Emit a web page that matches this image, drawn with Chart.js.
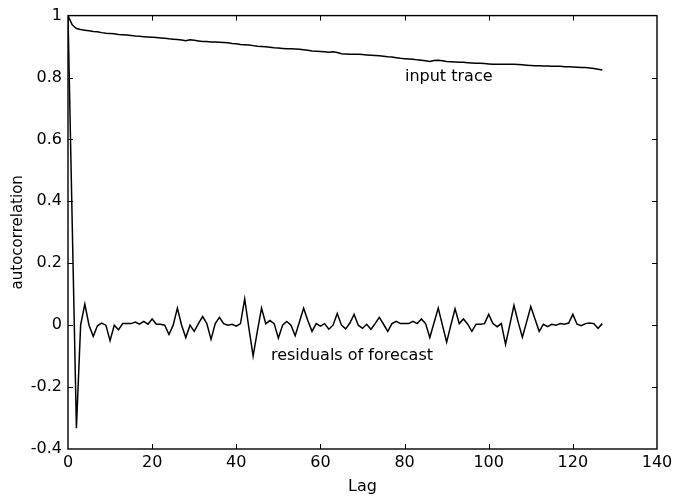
<!DOCTYPE html>
<html>
<head>
<meta charset="utf-8">
<script src="https://cdn.jsdelivr.net/npm/chart.js@4"></script>
<style>
  html, body { margin: 0; padding: 0; background: #fff; }
  #wrap { width: 673px; height: 496px; position: relative; }
</style>
</head>
<body>
<div id="wrap"><canvas id="chart"></canvas></div>
<script>
// lag values (x axis)
const lags = [0,1,2,3,4,5,6,7,8,9,10,11,12,13,14,15,16,17,18,19,20,21,22,23,24,25,26,27,28,29,
  30,31,32,33,34,35,36,37,38,39,40,41,42,43,44,45,46,47,48,49,50,51,52,53,54,55,56,57,58,59,
  60,61,62,63,64,65,66,67,68,69,70,71,72,73,74,75,76,77,78,79,80,81,82,83,84,85,86,87,88,89,
  90,91,92,93,94,95,96,97,98,99,100,101,102,103,104,105,106,107,108,109,110,111,112,113,114,115,116,117,118,119,
  120,121,122,123,124,125,126,127];

// autocorrelation of the input trace
const inputTrace = [1.0,0.97,0.958,0.955,0.953,0.951,0.949,0.948,0.945,0.943,
  0.942,0.941,0.939,0.938,0.937,0.936,0.934,0.933,0.932,0.931,
  0.930,0.929,0.928,0.927,0.925,0.924,0.923,0.921,0.919,0.922,
  0.920,0.918,0.916,0.916,0.915,0.915,0.914,0.913,0.912,0.910,
  0.909,0.907,0.906,0.905,0.903,0.901,0.900,0.899,0.898,0.896,
  0.895,0.894,0.893,0.893,0.892,0.891,0.890,0.888,0.886,0.885,
  0.884,0.883,0.882,0.883,0.881,0.877,0.876,0.875,0.875,0.875,
  0.874,0.873,0.872,0.871,0.870,0.869,0.867,0.866,0.864,0.862,
  0.861,0.860,0.859,0.857,0.856,0.854,0.852,0.855,0.856,0.854,
  0.852,0.851,0.850,0.849,0.849,0.848,0.847,0.846,0.846,0.845,
  0.844,0.843,0.843,0.843,0.843,0.843,0.843,0.842,0.841,0.840,
  0.839,0.838,0.838,0.837,0.837,0.836,0.836,0.836,0.835,0.835,
  0.834,0.833,0.832,0.832,0.831,0.829,0.827,0.824];

// autocorrelation of the forecast residuals
const residuals = [1.0,0.33,-0.333,0.0,0.068,0.0,-0.036,-0.002,0.007,0.0,
  -0.05,0.0,-0.015,0.005,0.005,0.005,0.01,0.003,0.012,0.003,
  0.02,0.003,0.003,0.0,-0.03,0.0,0.055,0.0,-0.04,0.0,
  -0.02,0.005,0.028,0.005,-0.046,0.005,0.025,0.005,0.0,0.003,
  -0.003,0.005,0.085,-0.01,-0.1,-0.02,0.055,0.005,0.015,0.005,
  -0.042,0.0,0.012,0.0,-0.034,0.01,0.055,0.015,-0.02,0.005,
  -0.003,0.005,-0.013,0.0,0.038,0.0,-0.012,0.007,0.035,0.0,
  -0.01,0.003,-0.013,0.005,0.025,0.003,-0.02,0.005,0.012,0.005,
  0.005,0.005,0.012,0.005,0.02,0.005,-0.04,0.008,0.055,0.0,
  -0.055,0.0,0.053,0.005,0.02,0.003,-0.02,0.003,0.003,0.005,
  0.035,0.005,-0.005,0.005,-0.062,0.0,0.064,0.01,-0.039,0.01,
  0.06,0.02,-0.02,0.003,-0.005,0.003,0.0,0.005,0.003,0.007,
  0.035,0.003,-0.002,0.005,0.007,0.005,-0.01,0.005];

// in-plot text labels: [text, lag, value]
const noteLabels = [
  ['input trace', 90.5, 0.803],
  ['residuals of forecast', 67.5, -0.098]
];

const FONT = '"DejaVu Sans", "Liberation Sans", Arial, sans-serif';

function toPoints(vals) {
  return vals.map((v, i) => ({ x: lags[i], y: v }));
}

// matlab style frame with inward ticks on all four sides
const framePlugin = {
  id: 'frame',
  afterDraw(chart) {
    const ctx = chart.ctx;
    const a = chart.chartArea;
    const xs = chart.scales.x, ys = chart.scales.y;
    ctx.save();
    ctx.strokeStyle = '#000';
    ctx.lineWidth = 1.4;
    ctx.strokeRect(a.left, a.top, a.right - a.left, a.bottom - a.top);
    ctx.lineWidth = 1;
    const len = 5;
    xs.ticks.forEach(t => {
      if (t.value === xs.min || t.value === xs.max) return;
      const px = Math.round(xs.getPixelForValue(t.value)) + 0.5;
      ctx.beginPath();
      ctx.moveTo(px, a.bottom); ctx.lineTo(px, a.bottom - len);
      ctx.moveTo(px, a.top); ctx.lineTo(px, a.top + len);
      ctx.stroke();
    });
    ys.ticks.forEach(t => {
      if (t.value === ys.min || t.value === ys.max) return;
      const py = Math.round(ys.getPixelForValue(t.value)) + 0.5;
      ctx.beginPath();
      ctx.moveTo(a.left, py); ctx.lineTo(a.left + len, py);
      ctx.moveTo(a.right, py); ctx.lineTo(a.right - len, py);
      ctx.stroke();
    });
    // text notes
    ctx.fillStyle = '#000';
    ctx.font = '16px ' + FONT;
    ctx.textAlign = 'center';
    ctx.textBaseline = 'middle';
    noteLabels.forEach(n => {
      ctx.fillText(n[0], xs.getPixelForValue(n[1]), ys.getPixelForValue(n[2]));
    });
    ctx.restore();
  }
};

new Chart(document.getElementById('chart'), {
  type: 'line',
  data: {
    datasets: [
      {
        label: 'input trace',
        data: toPoints(inputTrace),
        borderColor: '#000',
        borderWidth: 1.5,
        pointRadius: 0,
        tension: 0
      },
      {
        label: 'residuals of forecast',
        data: toPoints(residuals),
        borderColor: '#000',
        borderWidth: 1.5,
        pointRadius: 0,
        tension: 0
      }
    ]
  },
  options: {
    responsive: true,
    maintainAspectRatio: false,
    animation: false,
    layout: { padding: { top: 14, right: 16, left: 0, bottom: 0 } },
    plugins: {
      legend: { display: false },
      tooltip: { enabled: false }
    },
    scales: {
      x: {
        type: 'linear',
        min: 0,
        max: 140,
        ticks: { stepSize: 20, color: '#000', font: { family: FONT, size: 16 }, padding: 4, maxRotation: 0 },
        grid: { display: false, drawTicks: false, tickLength: 0 },
        border: { display: false },
        title: { display: true, text: 'Lag', color: '#000', font: { family: FONT, size: 16 }, padding: { top: 0, bottom: 0 } },
        afterFit(scale) {
          scale.height = 47;
          scale.paddingRight = 0;
          scale.paddingLeft = 0;
        }
      },
      y: {
        min: -0.4,
        max: 1,
        ticks: {
          stepSize: 0.2,
          color: '#000',
          font: { family: FONT, size: 16 },
          padding: 6,
          callback: v => {
            const r = Math.round(v * 10) / 10;
            return r === 0 ? '0' : (r === 1 ? '1' : String(r));
          }
        },
        grid: { display: false, drawTicks: false, tickLength: 0 },
        border: { display: false },
        title: { display: true, text: 'autocorrelation', color: '#000', font: { family: FONT, size: 15 }, padding: { top: 9, bottom: 0 } },
        afterFit(scale) { scale.width = 68; }
      }
    }
  },
  plugins: [framePlugin]
});
</script>
</body>
</html>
_ _ _ _ _ _ _
AIM OF THE TASK. Transcribe the opening line of the listing above, please, and every line after it through the line with "120,121,122,123,124,125,126,127];", word for word, without pictures.

THE COMPLETED TASK.
Emit a web page that matches this image, drawn with Chart.js.
<!DOCTYPE html>
<html>
<head>
<meta charset="utf-8">
<script src="https://cdn.jsdelivr.net/npm/chart.js@4"></script>
<style>
  html, body { margin: 0; padding: 0; background: #fff; }
  #wrap { width: 673px; height: 496px; position: relative; }
</style>
</head>
<body>
<div id="wrap"><canvas id="chart"></canvas></div>
<script>
// lag values (x axis)
const lags = [0,1,2,3,4,5,6,7,8,9,10,11,12,13,14,15,16,17,18,19,20,21,22,23,24,25,26,27,28,29,
  30,31,32,33,34,35,36,37,38,39,40,41,42,43,44,45,46,47,48,49,50,51,52,53,54,55,56,57,58,59,
  60,61,62,63,64,65,66,67,68,69,70,71,72,73,74,75,76,77,78,79,80,81,82,83,84,85,86,87,88,89,
  90,91,92,93,94,95,96,97,98,99,100,101,102,103,104,105,106,107,108,109,110,111,112,113,114,115,116,117,118,119,
  120,121,122,123,124,125,126,127];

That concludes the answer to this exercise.